**Goal**
The listing below should be printed exactly, every line of it. Skip the pictures.
** start of Record list **
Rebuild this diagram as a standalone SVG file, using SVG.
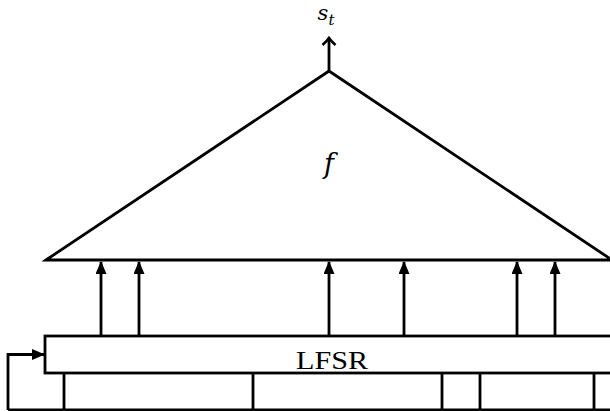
<svg xmlns="http://www.w3.org/2000/svg" width="610" height="411" viewBox="0 0 610 411">
<style>
.s{fill:none;stroke:#000;stroke-width:2.8;stroke-linejoin:miter}
.t{font-family:"Liberation Serif","DejaVu Serif",serif;fill:#000}
.i{font-family:"DejaVu Serif","Liberation Serif",serif;font-style:italic}
</style>
<defs>
<marker id="ah" markerWidth="13" markerHeight="11" refX="12" refY="5.5" orient="auto" markerUnits="userSpaceOnUse" viewBox="0 0 13 11">
<path d="M0,0 L13,5.5 L0,11 Z" fill="#000"/>
</marker>
<marker id="oh" markerWidth="16" markerHeight="16" refX="8" refY="8" orient="auto" markerUnits="userSpaceOnUse" viewBox="0 0 16 16">
<path d="M1,1.5 Q5,6 8,8 Q5,10 1,14.5" fill="none" stroke="#000" stroke-width="2.6"/>
</marker>
</defs>
<g id="f">
<path class="s" d="M46,260 L329,71 L612,260 Z"/>
<text class="t i" x="329" y="173" font-size="27" text-anchor="middle">f</text>
</g>
<g id="output">
<text class="t i" x="326" y="20" font-size="21" text-anchor="middle">s<tspan font-size="15" dy="5">t</tspan></text>
</g>
<g id="lfsr">
<rect class="s" x="45" y="336" width="570" height="37"/>
<text class="t" x="296" y="369" font-size="25" textLength="72" lengthAdjust="spacingAndGlyphs">LFSR</text>
</g>
<g id="cells">
<path class="s" d="M64,373 V411 M253,373 V411 M442,373 V411 M480,373 V411 M594,373 V411 M8,410 H612"/>
</g>
<g id="connectors">
<path class="s" d="M329,71 V38" marker-end="url(#oh)"/>
<path class="s" d="M101,336 V262" marker-end="url(#ah)"/>
<path class="s" d="M139,336 V262" marker-end="url(#ah)"/>
<path class="s" d="M329,336 V262" marker-end="url(#ah)"/>
<path class="s" d="M404,336 V262" marker-end="url(#ah)"/>
<path class="s" d="M517,336 V262" marker-end="url(#ah)"/>
<path class="s" d="M555,336 V262" marker-end="url(#ah)"/>
<path class="s" d="M8,410 V354.5 H44" marker-end="url(#ah)"/>
</g>
</svg>
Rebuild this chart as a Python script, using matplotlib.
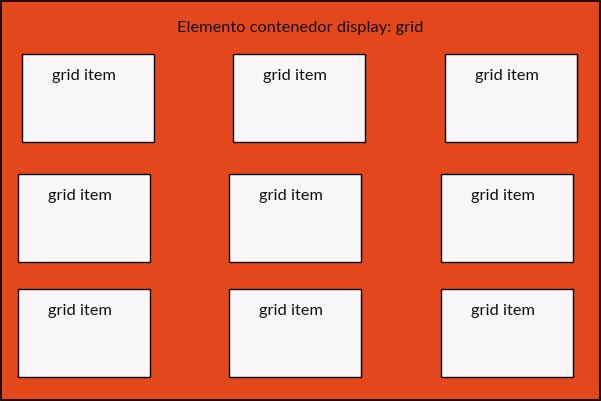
import matplotlib
matplotlib.use("Agg")
import matplotlib.pyplot as plt
from matplotlib.patches import Rectangle

# grid layout (pixels)
title = "Elemento contenedor display: grid"
item_label = "grid item"
row_tops = [54, 174, 289]
row_lefts = [
    [22, 233, 445],
    [18, 229, 441],
    [18, 229, 441],
]
item_w = 132
item_h = 88

bg = "#e5471d"
item_bg = "#f8f6f8"

W, H = 601, 401
fig = plt.figure(figsize=(W / 100, H / 100), dpi=100)
fig.patch.set_facecolor(bg)
ax = fig.add_axes([0, 0, 1, 1])
ax.set_xlim(0, W)
ax.set_ylim(H, 0)
ax.axis("off")

# outer border of container
ax.add_patch(Rectangle((0.5, 0.5), W - 1.5, H - 1.5, fill=False,
                       edgecolor="black", linewidth=1.2))

ax.text(300, 32, title, ha="center", va="baseline", fontsize=11.8,
        family="Lato", color="#111111")

for top, lefts in zip(row_tops, row_lefts):
    for left in lefts:
        ax.add_patch(Rectangle((left, top), item_w, item_h,
                               facecolor=item_bg, edgecolor="black",
                               linewidth=1.0))
        ax.text(left + 62, top + 26, item_label, ha="center", va="baseline",
                fontsize=11.8, family="Lato", color="#111111")

fig.savefig("out.png", dpi=100, facecolor=bg)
** end of Record list **
**Reply**
Rebuild this diagram as a standalone SVG file, using SVG.
<svg xmlns="http://www.w3.org/2000/svg" width="610" height="411" viewBox="0 0 610 411">
<style>
.s{fill:none;stroke:#000;stroke-width:2.8;stroke-linejoin:miter}
.t{font-family:"Liberation Serif","DejaVu Serif",serif;fill:#000}
.i{font-family:"DejaVu Serif","Liberation Serif",serif;font-style:italic}
</style>
<defs>
<marker id="ah" markerWidth="13" markerHeight="11" refX="12" refY="5.5" orient="auto" markerUnits="userSpaceOnUse" viewBox="0 0 13 11">
<path d="M0,0 L13,5.5 L0,11 Z" fill="#000"/>
</marker>
<marker id="oh" markerWidth="16" markerHeight="16" refX="8" refY="8" orient="auto" markerUnits="userSpaceOnUse" viewBox="0 0 16 16">
<path d="M1,1.5 Q5,6 8,8 Q5,10 1,14.5" fill="none" stroke="#000" stroke-width="2.6"/>
</marker>
</defs>
<g id="f">
<path class="s" d="M46,260 L329,71 L612,260 Z"/>
<text class="t i" x="329" y="173" font-size="27" text-anchor="middle">f</text>
</g>
<g id="output">
<text class="t i" x="326" y="20" font-size="21" text-anchor="middle">s<tspan font-size="15" dy="5">t</tspan></text>
</g>
<g id="lfsr">
<rect class="s" x="45" y="336" width="570" height="37"/>
<text class="t" x="296" y="369" font-size="25" textLength="72" lengthAdjust="spacingAndGlyphs">LFSR</text>
</g>
<g id="cells">
<path class="s" d="M64,373 V411 M253,373 V411 M442,373 V411 M480,373 V411 M594,373 V411 M8,410 H612"/>
</g>
<g id="connectors">
<path class="s" d="M329,71 V38" marker-end="url(#oh)"/>
<path class="s" d="M101,336 V262" marker-end="url(#ah)"/>
<path class="s" d="M139,336 V262" marker-end="url(#ah)"/>
<path class="s" d="M329,336 V262" marker-end="url(#ah)"/>
<path class="s" d="M404,336 V262" marker-end="url(#ah)"/>
<path class="s" d="M517,336 V262" marker-end="url(#ah)"/>
<path class="s" d="M555,336 V262" marker-end="url(#ah)"/>
<path class="s" d="M8,410 V354.5 H44" marker-end="url(#ah)"/>
</g>
</svg>
Rebuild this chart as a Python script, using matplotlib.
import matplotlib
matplotlib.use("Agg")
import matplotlib.pyplot as plt
from matplotlib.patches import Rectangle

# grid layout (pixels)
title = "Elemento contenedor display: grid"
item_label = "grid item"
row_tops = [54, 174, 289]
row_lefts = [
    [22, 233, 445],
    [18, 229, 441],
    [18, 229, 441],
]
item_w = 132
item_h = 88

bg = "#e5471d"
item_bg = "#f8f6f8"

W, H = 601, 401
fig = plt.figure(figsize=(W / 100, H / 100), dpi=100)
fig.patch.set_facecolor(bg)
ax = fig.add_axes([0, 0, 1, 1])
ax.set_xlim(0, W)
ax.set_ylim(H, 0)
ax.axis("off")

# outer border of container
ax.add_patch(Rectangle((0.5, 0.5), W - 1.5, H - 1.5, fill=False,
                       edgecolor="black", linewidth=1.2))

ax.text(300, 32, title, ha="center", va="baseline", fontsize=11.8,
        family="Lato", color="#111111")

for top, lefts in zip(row_tops, row_lefts):
    for left in lefts:
        ax.add_patch(Rectangle((left, top), item_w, item_h,
                               facecolor=item_bg, edgecolor="black",
                               linewidth=1.0))
        ax.text(left + 62, top + 26, item_label, ha="center", va="baseline",
                fontsize=11.8, family="Lato", color="#111111")

fig.savefig("out.png", dpi=100, facecolor=bg)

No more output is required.